Wednesday, January 9, 2008

Salaams from Valley of the Kings, Egypt

Our tour likes to do things early. It's quite nice actually as we usually beat the rush of tourists at monuments and finish before the heat of the day kicks in. Today we visited the Valley of the Kings, famous for being the final resting place of the Pharoahs. The only way to get there is by donkey. Actually, that's a lie, lots of people just take a bus. But we choose to ride donkeys. This is why I'm hot.

I name my donkey Owen Nolan and call him Cap'n for short. An names hers Sweetie. Tim names his Donkey (from Shrek). My mom rides Shadowfax. Oanh's donkey is too far ahead so we never learn his name. A donkey riding tip: if you see the tail of a donkey ahead of you suddenly rise, get your feet out of the way because something bad is about to happen. Also, if you're wondering, yes those are hot air balloons off in the distance.


The valley of the Kings is basically a small valley of limestone that was easy to dig into. They stopped the whole pyramid thing because it was just begging graverobbers to ransack your final resting place. Tomb size is directly proportional to a king's reign. Basically, soon as you become King, workers start digging your tomb and don't stop until you die. Then they throw your mummy in there and seal it up but good and try to make it look like nothing was ever there. As a result, current kings had no idea where past kings were buried. They just dug, sometimes hitting each other's tombs. Here's a picture of what it looks like underground (reverse topo map).



We visited the Boy King's tomb, King Tut. Dude was famous only because his tomb wasn't plundered by pirates. They think it was because it was built directly underneath another tomb that was ransacked and so graverobbers didn't think another large cache of treasures was so near at hand. Inside his tomb they've left his mummy lying in state in a dehumidified, temperature controlled environment. He's got a little blankie and everything. Looks reeeal comfortable. He was a pretty short kid for 19. I'd say something like 4'10" or so. Apparently he died of gangrene after getting a gash to the leg. That sucks. Sorry no pictures - apparently taking pictures in these tombs will get your camera confiscated and your memory card wiped so we didn't even try.


I wish I could post a picture of the hieroglyphics inside the tombs though. Being sealed up all this time, the colors are still very vibrant despite thousands of years. As if they were painted yesterday says our guide. More tombs I think exist undiscovered in these rocks. Hopefully behind trapdoors and secret walls of existing tombs.

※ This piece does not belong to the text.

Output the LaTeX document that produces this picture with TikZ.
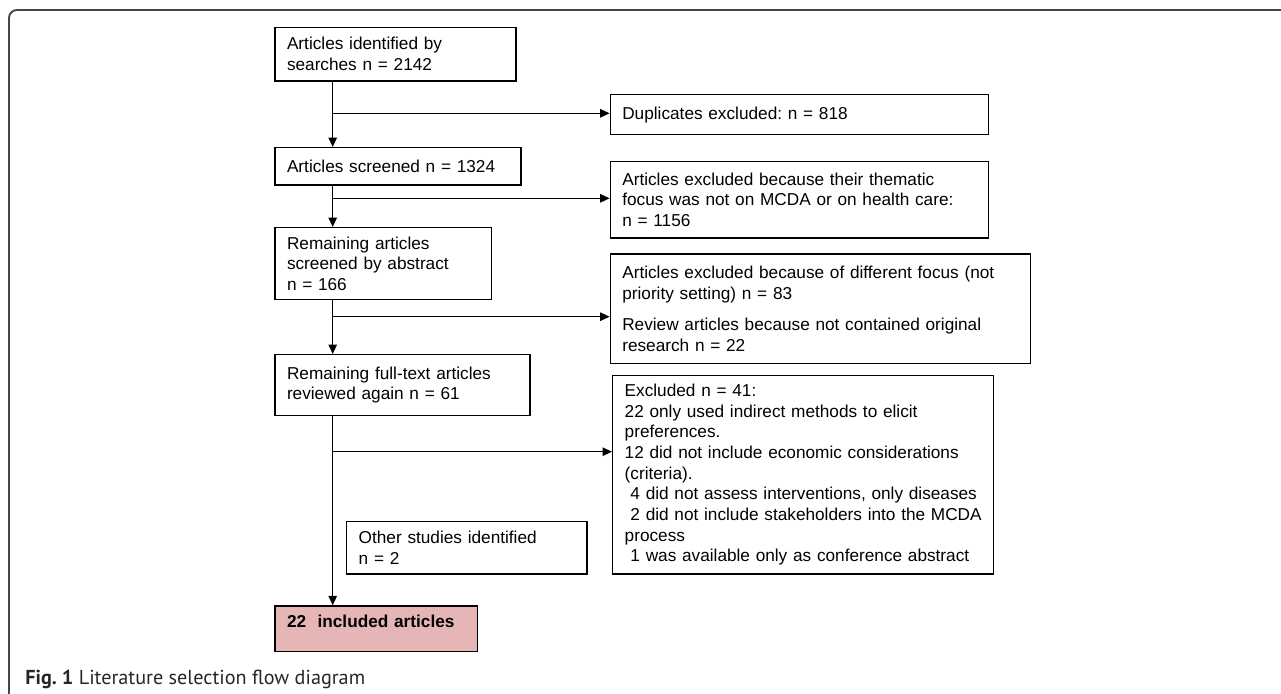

On our drive out, we stop by the Collosi of Memnon which is a very cool name. Apparently all that's left of an old temple, the statue on the left back in the day used to hum as the wind blew through its cracks. Later, the statue was restored and stopped doing that. Boooo restoration. Booooo.



6 comments:

ranyee said...

Hey, if people aren't allowed to take pictures of insides of the tombs, how are we supposed to know how cool it was and whether we want to go ourselves!

anhtuan said...

I guess by shoddy accounts from eye witnesses like myself. Oh and by buying the $5 color pictures from this guy out front. How convenient for that guy.

marvin said...

"reverse topo map" What the heck man?!?! You should know that a reverse topo map would look just like a topo but it would just have negative numbers for the iso lines. That looks more like a cutaway map to me.

anhtuan said...

I realized when I wrote reverse topo map that it didn't make sense since a topo map is a 2D representation of elevation whereas this model conveys the 3D information quite clearly. I guess I wanted to stress that you're looking underground at the underside of the valley. Reverse topo was the best I could come up with.

meish said...

When I think "Egypt," I do not think "hot air balloons." Can you travel by donkey IN hot air balloons? Although I guess I wouldn't want to be stuck when that something bad happens...

anhtuan said...

Maybe the hot air balloons were simply there to make the backgrounds of our shots more picturesque. To add some charm to our donkey ridin.